The bylaws of a nonprofit corporation are the board’s internal rules and instruction manual for how the nonprofit is governed. It may be the nonprofit’s single most important document. Here are 7 reasons why you should review your bylaws for legal and internal compliance:
1. To ensure legal compliance with applicable state and federal laws.
The bylaws must be drafted with provisions consistent with applicable law. Directors who approve or observe bylaws that provide for unlawful actions or practices may be breaching their legal duties and creating exposure to the organization and themselves. Some common areas of noncompliance: voting on board actions by email; actions by written consent that fail to meet statutory requirements (e.g., California requires unanimous written consent); directors’ terms in excess of those permitted by state law; committees including persons who are not directors being authorized with powers of the board.
2. To ensure legal compliance of internal governance practices.
If the bylaws require certain actions to be taken and procedures to be followed, ignoring such requirements may be a breach of the directors’ legal duties and create exposure to the organization and the directors. Meetings should be held as required, notice should be given as required, elections should be held as required. A procedural defect (e.g., improper notice) could result in a dissenting director invalidating a board action (e.g., election of an officer).
3. To ensure the presence of sound governance practices.

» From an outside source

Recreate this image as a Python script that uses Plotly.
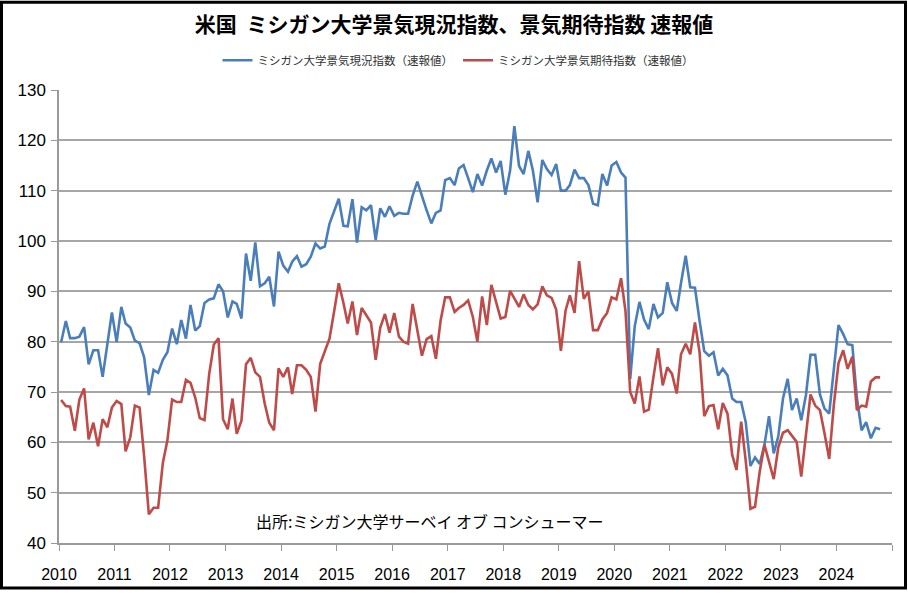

Bylaws should contain provisions that routinize certain governance actions. For example, board elections at annual meetings rather than on the anniversary date of each and every director’s election will likely be far more manageable for most organizations with self-perpetuating boards. Requiring that regular board meetings be held at least quarterly will likely help the board better meet its oversight and planning responsibilities.
4. To remove the presence of unsound governance practices.
Some provisions in bylaws may be consistent with the law but make for terrible or overly burdensome policy. A typical example of such provision is the requirement that the organization observe Robert’s Rules. This requirement adds 600+ pages, updated regularly, that the board will be responsible for learning and following. Allowing a quorum to be established with less than a majority of directors then in office may be seen as encouraging directors to think of attending board meetings as optional and not critically important to meeting their duties.
5. To move certain provision to separate policy documents.
While it is appropriate to review an organization’s bylaws regularly (at least every 3-5 years or whenever there is a known change in the law that might affect the governance of the organization), certain provisions that need to be modified more often may belong in a separate policy document. Descriptions of committees and task forces generally are better suited in a separate board-approved document. Detailed descriptions of employees, including the chief executive officer, also belong in employee job descriptions rather than in the bylaws.
6. To educate the board about its responsibilities.
The bylaws may describe the directors’ legal duties and standard of care for observing those duties. They should cover the board’s ability to delegate management to officers, committees, and others, subject to the board’s oversight. The bylaws may also describe exactly whom directors may rely upon for risk mitigation purposes (hint: it’s not just anyone).
7. To guide the board in meeting its responsibilities.
The bylaws should describe how often the board holds regular meetings, how it may hold special meetings to address particularly important or urgent matters, and how it can take action by written consent. They should cover how directors are selected, their terms of office, and whether there are any term limits. They should emphasize the importance for directors to attend board meetings and otherwise live up to their duties (e.g., through the establishment of an appropriate quorum requirement and removal provisions, including for attendance).
Reviewing the organization’s bylaws is a basic part of every board’s legal duties. And well-drafted bylaws will signal a well-governed organization, which will be an important factor for internal and external stakeholders, including potential directors, employees, funders, major donors, and regulators.